» **Source material**:

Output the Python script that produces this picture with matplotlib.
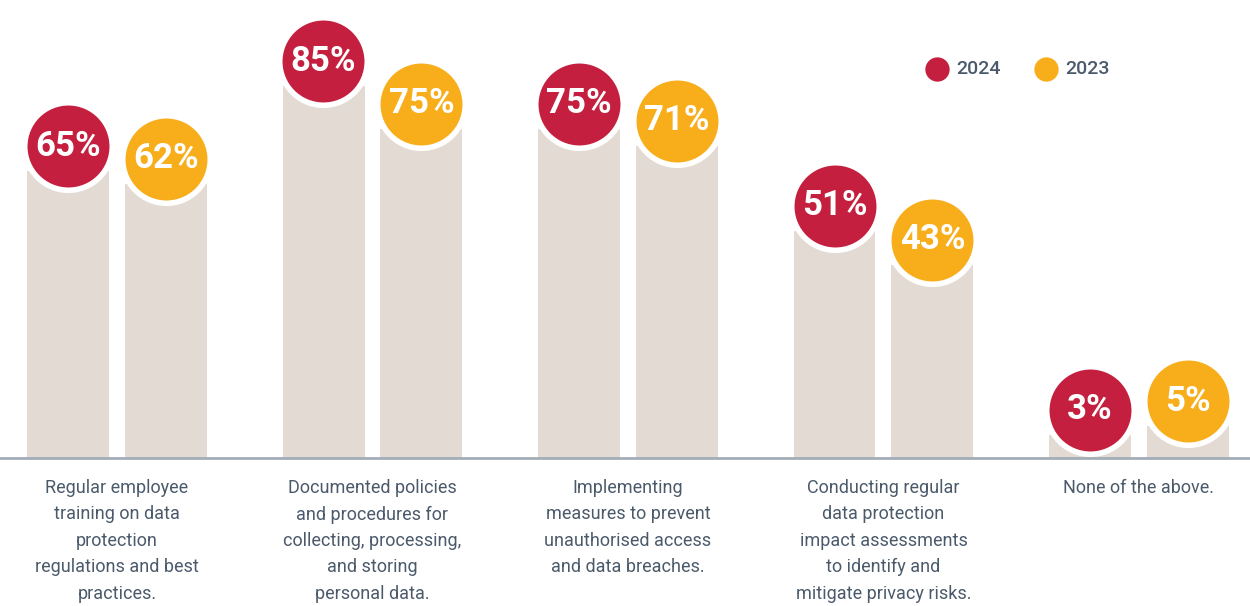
import numpy as np
import matplotlib
matplotlib.use('Agg')
import matplotlib.pyplot as plt
from matplotlib.transforms import offset_copy

plt.rcParams['font.family'] = ['Roboto', 'DejaVu Sans']

categories = ['Regular employee\ntraining on data\nprotection\nregulations and best\npractices.',
              'Documented policies\nand procedures for\ncollecting, processing,\nand storing\npersonal data.',
              'Implementing\nmeasures to prevent\nunauthorised access\nand data breaches.',
              'Conducting regular\ndata protection\nimpact assessments\nto identify and\nmitigate privacy risks.',
              'None of the above.']
years = ['2024', '2023']
vals_2024 = [65, 85, 75, 51, 3]
vals_2023 = [62, 75, 71, 43, 5]

red = '#c41f3e'
yellow = '#f8ae1b'
bar_col = '#e3dbd3'
txt_col = '#4b5a6b'
line_col = '#a3adb8'

W, H = 1250, 606
fig = plt.figure(figsize=(W / 100, H / 100), dpi=100)
ax = fig.add_axes([0, 0, 1, 1])

spacing = 255.5          # px between groups
s = 4.25                 # px per percent
pad = 2.5                # bars start a little below zero
base_px = 148            # baseline height above bottom of image
x0 = 117                 # px of first group centre

ax.set_xlim(-x0 / spacing, (W - x0) / spacing)
ax.set_ylim(-pad - base_px / s, -pad + (H - base_px) / s)
ax.axis('off')

x = np.arange(len(categories))
bw = 82 / spacing
off = 49 / spacing

# circles sit a bit above the top of each bar
circ_tr = offset_copy(ax.transData, fig=fig, x=0, y=25, units='dots')

for vals, dx, col in [(vals_2024, -off, red), (vals_2023, off, yellow)]:
    v = np.array(vals, dtype=float)
    ax.bar(x + dx, v + pad, bottom=-pad, width=bw, color=bar_col, zorder=1)
    ax.scatter(x + dx, v, s=63 ** 2, color=col, edgecolor='white', linewidth=4,
               transform=circ_tr, zorder=3)
    for xi, vi in zip(x + dx, vals):
        ax.text(xi, vi, f'{vi}%', transform=circ_tr, ha='center', va='center',
                color='white', fontsize=25, fontweight='bold', zorder=4)

ax.axhline(-pad, color=line_col, linewidth=2, zorder=2)

for xi, lab in zip(x, categories):
    ax.text(xi, -pad - 21 / s, lab, ha='center', va='top', color=txt_col,
            fontsize=13, linespacing=1.6)

# legend
for lx, col, yr in [(937, red, years[0]), (1046, yellow, years[1])]:
    ax.scatter([lx / W], [1 - 69 / H], s=17.5 ** 2, color=col, transform=ax.transAxes,
               zorder=3, linewidth=0)
    ax.text((lx + 19) / W, 1 - 69 / H, yr, transform=ax.transAxes, ha='left',
            va='center', color=txt_col, fontsize=14, fontweight='medium')

fig.savefig('out.png', dpi=100, facecolor='white')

» **Stated exercise**:
From the first line above to the line containing "vals_2023 = [62, 75, 71, 43, 5]", repeat each line exactly. Pictures stay out.

» **Complete output**:
Output the Python script that produces this picture with matplotlib.
import numpy as np
import matplotlib
matplotlib.use('Agg')
import matplotlib.pyplot as plt
from matplotlib.transforms import offset_copy

plt.rcParams['font.family'] = ['Roboto', 'DejaVu Sans']

categories = ['Regular employee\ntraining on data\nprotection\nregulations and best\npractices.',
              'Documented policies\nand procedures for\ncollecting, processing,\nand storing\npersonal data.',
              'Implementing\nmeasures to prevent\nunauthorised access\nand data breaches.',
              'Conducting regular\ndata protection\nimpact assessments\nto identify and\nmitigate privacy risks.',
              'None of the above.']
years = ['2024', '2023']
vals_2024 = [65, 85, 75, 51, 3]
vals_2023 = [62, 75, 71, 43, 5]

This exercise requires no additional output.